La low tech pour une gouvernance intelligente
Une expérience prend le contrepied de ce qui précède. Elle se situe dans le du registre du « low tech », qui fait référence à des innovations simples, pratiques et économiques, en opposition à un « high tech » plus complexe et dispendieux.
Il s'agit de l'implantation du service de covoiturage spontané RézoPouce dans la région grenobloise (un stop moderne). Le premier enseignement de cette expérience est que la clef de réussite passe par un effort d’animation sans relâche car il faut aller chercher les usagers par la main, ce que ne sait pas faire le numérique aujourd'hui. Cette importance de l’animation est à garder en tête pour construire une démarche smart mobility. Mais c’est surtout la gouvernance du projet qui est intéressante. En effet, la mise en place de ce service opéré par un seul et même prestataire sur différents territoires de la région a été rendue possible par une étroite collaboration des techniciens en charge des mobilités au sein d’une autorité organisatrice regroupant plusieurs collectivités.
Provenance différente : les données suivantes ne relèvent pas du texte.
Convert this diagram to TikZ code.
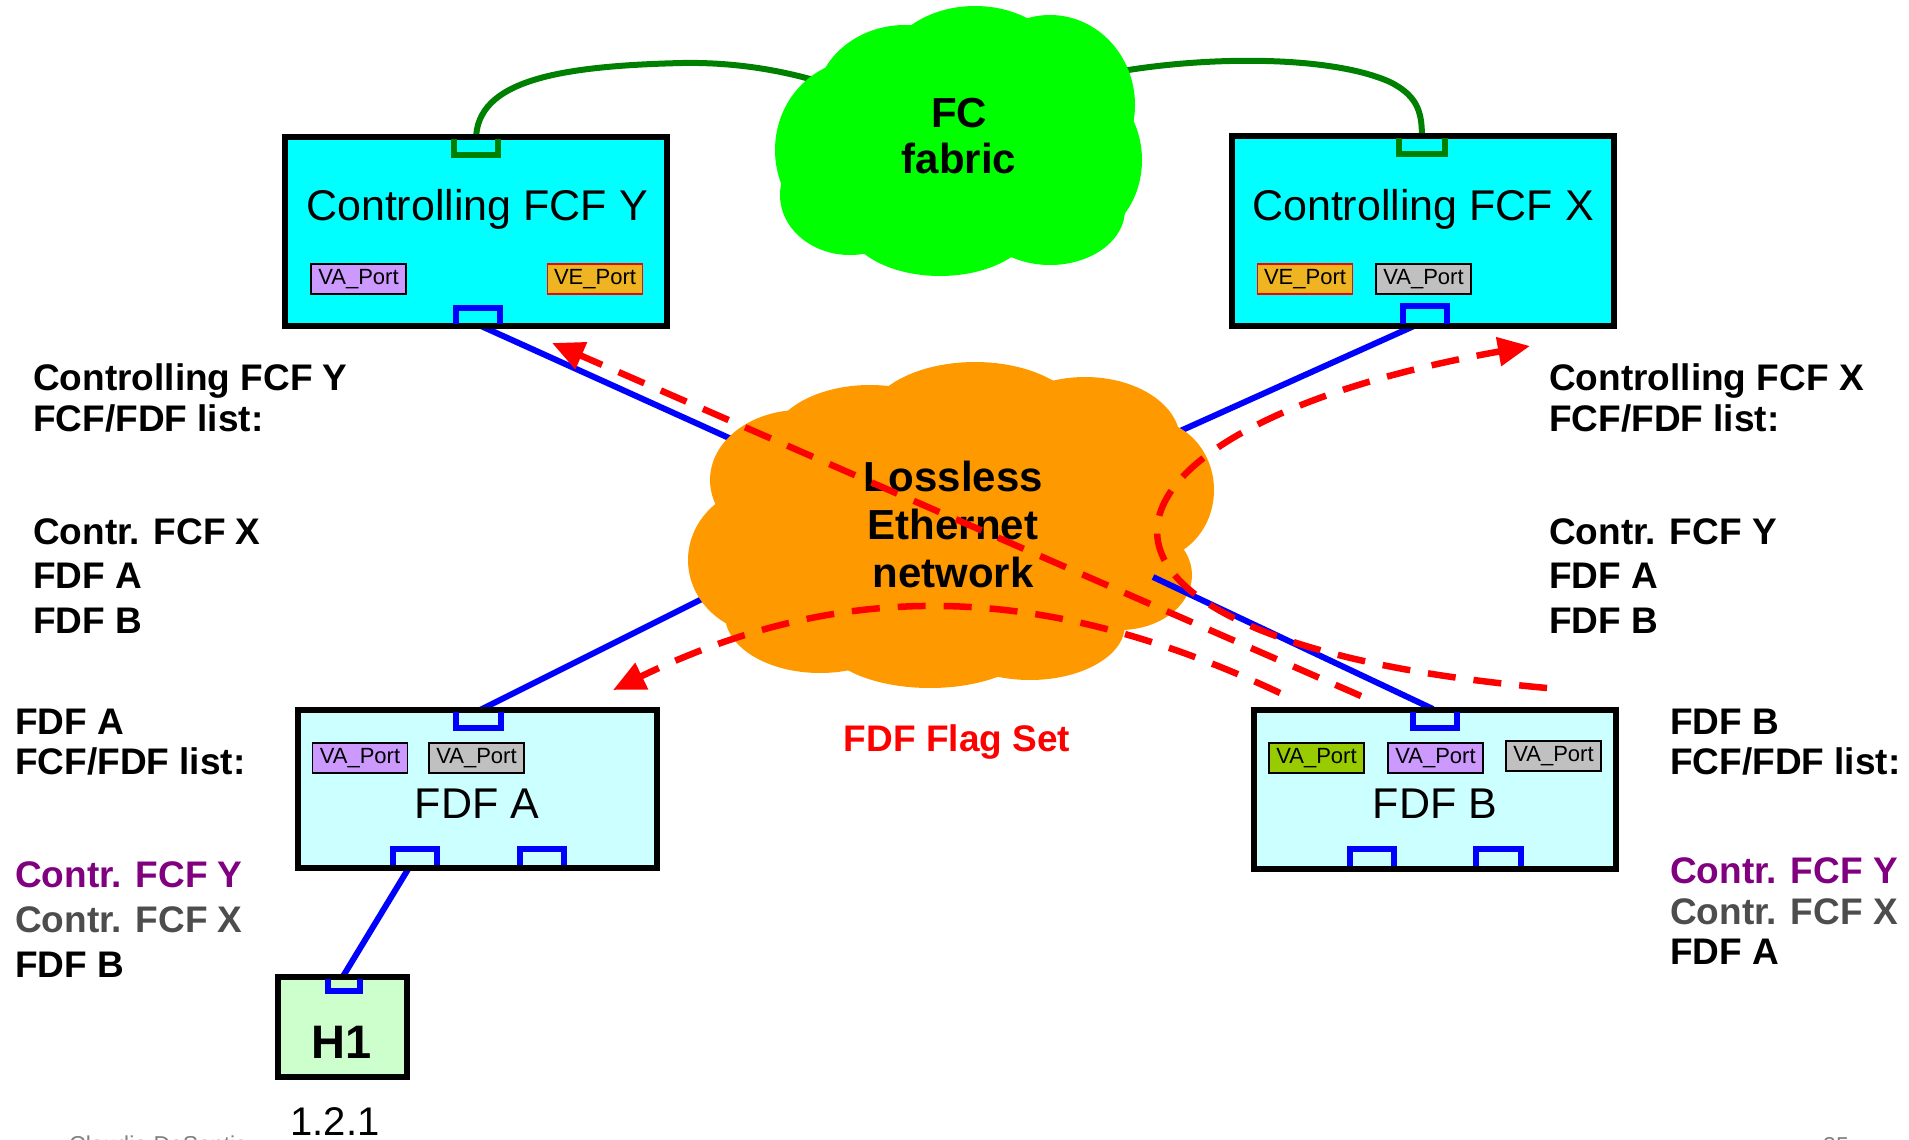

Il y a eu volonté dès le début de proposer une offre de mobilité unique, par souci de cohérence et de lisibilité pour l’usager, dans un contexte d’offre pléthorique. Cette dynamique a gagné les élus qui, pour certains, portent aujourd’hui ce projet. Les implantations du service se sont échelonnées au gré des contraintes financières et réglementaires de chaque territoire. Même si ce projet n’a pas eu le succès escompté, sa construction constitue un modèle d’intelligence collective inspirante pour les réflexions sur le smart village.